The executive speaks on behalf of the company whether he intends to or not. Dan was speaking on behalf of CFA whether he wanted to or not. The Vante CFO's behavior and actions impacted Vante and he was therefore fired. It has nothing to do with whether he was for or against a specific issue. You might take issue with the fact that the PUBLIC has not reacted the way you'd like when there is a statement one way or the other.
Now, regarding the issue, opposing same-sex marriage means you seek to limit freedom. You want to limit the freedom of certain people to marry based upon the gender of the people they choose to love and marry. Is that incorrect? If you are in favor of allowing people of the same sex to marry then you want to expand that freedom. I always thought limiting the restrictions that government places on people and expanding freedom was on the conservative agenda.

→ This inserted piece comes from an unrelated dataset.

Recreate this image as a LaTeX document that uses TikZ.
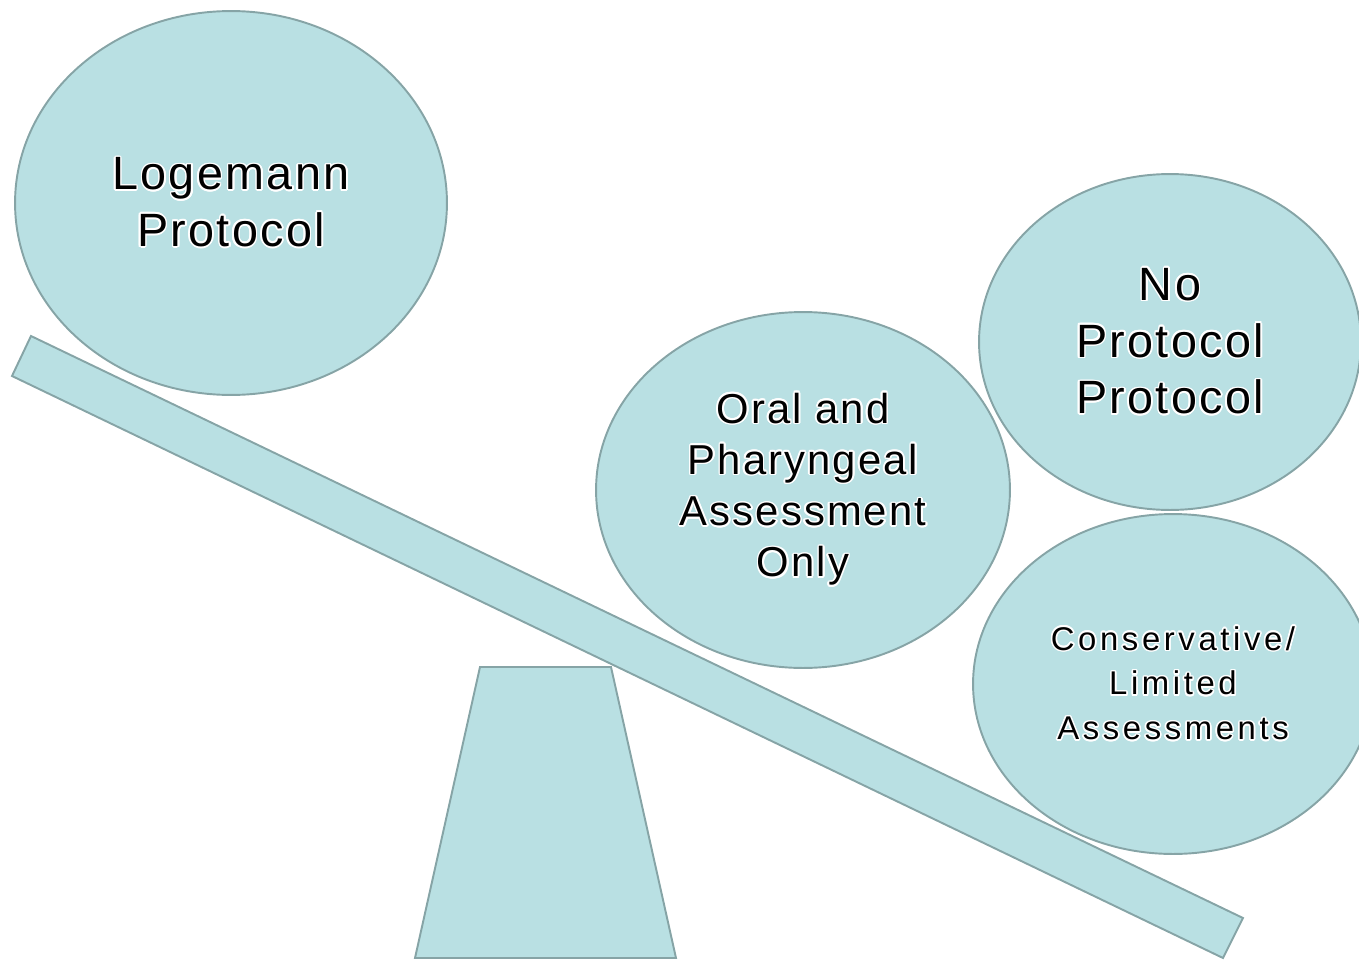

Eagle wrote:I guess this proves that one is considered open minded according to liberals so long as they don’t disagree with the liberal agenda.
Although I'm sure many liberals have an agenda just as many conservatives do, I am unfamiliar with exactly what is on this agenda. Perhaps you can enlighten us.
I don't form my view based on anyone's agenda. I think and decide for myself.
Eagle wrote:You assume that to believe in the Bible literally one must hate people who are homosexuals. That is just not the case. At least with many people. It’s a disagreement about the lifestyle.
I make no such assumption. But based on my observations of the behavior of SOME people who oppose same-sex marriage, I have come to accept that there is more beneath the surface than simply disapproving of their lifestyle. I am sure that if you had a friend and you found out she was deeply in debt you might disapprove of that but you would not ostracize here. But if you found out she was a lesbian I think your feelings would be far stronger.
The evidence that this is not true is the fact that Marriage is still defined as between one man and one woman in the U.S. Constitution.
The United States Constitution does not define marriage. If you believe it is then I encourage you to read the document and cite the Article and Section for us.
You might be thinking of the Defense of Marriage Act of 1996 (DOMA). It defines marriage as between one man and one woman. It is currently the law but is working its way through the court system. It has been struck down by at least one US Circuit Court of Appeals on the basis of violating the equal protection clause of the Fifth Amendment.
To be upheld it will need to pass one of three legal tests about whether there is a compelling government interest and, so far, it seems far from being able to pass even the weakest of those tests.